En ese momento el teléfono de las dos suena, avisándonos de un wasap.
África: Me acabo de enterar, y no por mis amigas, de que una de ellas tiene serios problemas, y estoy muy cabreada. ¿Se puede saber cuándo pensabais contármelo?
—¿Tú se los has explicado? —le pregunto a Lola.
—¡No! No me ha dado ni tiempo.
—Entonces... ¿cómo lo sabe?
—¡Lo mato! ¡Yo a este hombre lo mato! —comienza a vociferar Lola—. Ha tenido que ser Yago. He hablado con él antes y, luego, le he mandado alguna de las fotos para que viera lo que había pasado. O se las ha enviado a África, aunque espero por su bien que no haya sido así, o ha hablado con Juan.
Nuestros teléfonos vuelven a sonar.
África: ¿Ni siquiera vais a contestarme? ¡¡Que esté embarazada no significa que no pueda ayudar!!
Sara: Lo siento, en serio que te lo pensaba contar. Lo que pasa es que, entre una cosa y otra... Además, el médico te ha dicho que este último mes debías tomarte las cosas con más calma, que pensaras en dejar de trabajar y descansases. Por eso no te hemos explicado nada.
África: ¡¡Estoy de oír eso hasta el moño!! Y si no fuese porque tengo aquí al lado a Juan como un bulldog inglés para impedir que me mueva de mi jaula de cristal, ahora mismo estaría allí con vosotras, ayudándoos.
Lola: Lo sabemos, pero no te preocupes; todo está controlado.
África: Nada de eso, no pienso quedarme al margen. A las dos os espero en mi casa para comer y no quiero excusas. ¡¿Entendido?!
Lola: Te estás pareciendo a tu madre... ja, ja, ja, ja.
África: Lola, estoy muy cabreada, así que no me toques las narices.

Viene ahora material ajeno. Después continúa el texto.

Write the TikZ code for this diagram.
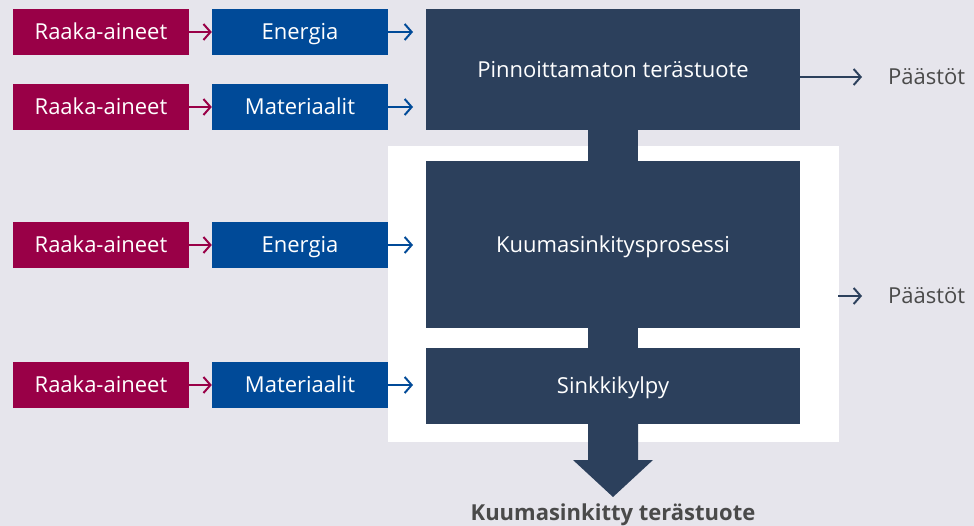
\documentclass[tikz,border=0pt]{standalone}
\usepackage{fontspec}
\setmainfont{Open Sans}
\usetikzlibrary{arrows.meta}
\definecolor{bgc}{HTML}{E6E5EC}
\definecolor{rawc}{HTML}{990047}
\definecolor{inc}{HTML}{004A98}
\definecolor{procc}{HTML}{2C405C}
\definecolor{txtc}{HTML}{4A4A4A}
\tikzset{
  lbl/.style={inner sep=0pt, text height=15.7pt, text depth=0pt, font=\fontsize{22}{26}\selectfont},
  rawbox/.style={lbl, fill=rawc, text=white, minimum width=176pt, minimum height=46pt},
  inbox/.style={lbl, fill=inc, text=white, minimum width=176pt, minimum height=46pt},
  procbox/.style={lbl, fill=procc, text=white, minimum width=374pt},
  rawarrow/.style={draw=rawc, line width=2pt, -{Straight Barb[length=7pt,width=16pt,line width=2pt]}},
  inarrow/.style={draw=inc, line width=2pt, -{Straight Barb[length=7pt,width=16pt,line width=2pt]}},
  outarrow/.style={draw=procc, line width=2pt, -{Straight Barb[length=7pt,width=16pt,line width=2pt]}},
  outlabel/.style={lbl, text=txtc, anchor=west},
}
\begin{document}
\begin{tikzpicture}[x=1pt,y=-1pt]
  % background and white process frame
  \fill[bgc] (0,0) rectangle (974,526);
  \useasboundingbox (0,0) rectangle (974,526);
  \fill[white] (388,146) rectangle (839,442);

  % process blocks
  \node[procbox, minimum height=121pt] (p1) at (613,69.5) {Pinnoittamaton terästuote};
  \node[procbox, minimum height=167pt] (p2) at (613,244.5) {Kuumasinkitysprosessi};
  \node[procbox, minimum height=76pt] (p3) at (613,386) {Sinkkikylpy};

  % links between process blocks
  \fill[procc] (588,130) rectangle (638,161);
  \fill[procc] (588,328) rectangle (638,348);

  % output arrow to the final product
  \fill[procc] (588,424) -- (638,424) -- (638,460) -- (653,460) -- (613,497)
               -- (573,460) -- (588,460) -- cycle;
  \node[lbl, text=txtc, font=\fontsize{22}{26}\selectfont\bfseries] (prod) at (613,513) {Kuumasinkitty terästuote};

  % input rows
  \node[rawbox] (r1) at (101,32) {Raaka-aineet};
  \node[inbox]  (e1) at (300,32) {Energia};
  \node[rawbox] (r2) at (101,107) {Raaka-aineet};
  \node[inbox]  (m1) at (300,107) {Materiaalit};
  \node[rawbox] (r3) at (101,245) {Raaka-aineet};
  \node[inbox]  (e2) at (300,245) {Energia};
  \node[rawbox] (r4) at (101,385) {Raaka-aineet};
  \node[inbox]  (m2) at (300,385) {Materiaalit};

  \draw[rawarrow] (r1) -- (e1);
  \draw[rawarrow] (r2) -- (m1);
  \draw[rawarrow] (r3) -- (e2);
  \draw[rawarrow] (r4) -- (m2);

  \coordinate (a1) at (413,32);
  \coordinate (a2) at (413,107);
  \coordinate (a3) at (413,245);
  \coordinate (a4) at (413,385);
  \draw[inarrow] (e1.east) -- (a1);
  \draw[inarrow] (m1.east) -- (a2);
  \draw[inarrow] (e2.east) -- (a3);
  \draw[inarrow] (m2.east) -- (a4);

  % emissions
  \node[outlabel] (o1) at (888,77) {Päästöt};
  \node[outlabel] (o2) at (888,296) {Päästöt};
  \coordinate (s2) at (838,296);
  \draw[outarrow] (p1.east |- o1.west) -- ([xshift=-26pt]o1.west);
  \draw[outarrow] (s2) -- ([xshift=-26pt]o2.west);
\end{tikzpicture}
\end{document}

Sara: Vale, comeremos juntas. Tú ganas.
África: Así me gusta. Luego nos vemos.
A eso de la una del mediodía, Lola se deja caer sobre el sofá y anuncia:
—Bueno, yo creo que por hoy ya hemos hecho suficiente y nos hemos ganado nuestro bien merecido descanso.
La cosa es que entre las tres lo hemos recogido prácticamente todo. Sólo queda la ropa de mi armario, pero eso lo iré haciendo yo y así aprovecharé para hacer limpieza y tirar cosas que ya no me pongo, pienso al cerrar la puerta de mi piso con mi nueva llave.
Al pasar por el tercero B, un escalofrío recorre mi espalda al recordar que ahí era donde vivía Mario antes de mudarse a mi casa y me digo que, de todas las malas decisiones que tomé y las cosas que acepté, ésa es la única de la que ahora puedo sacar beneficio, pues sería muy difícil tenerlo de vecino en estos momentos.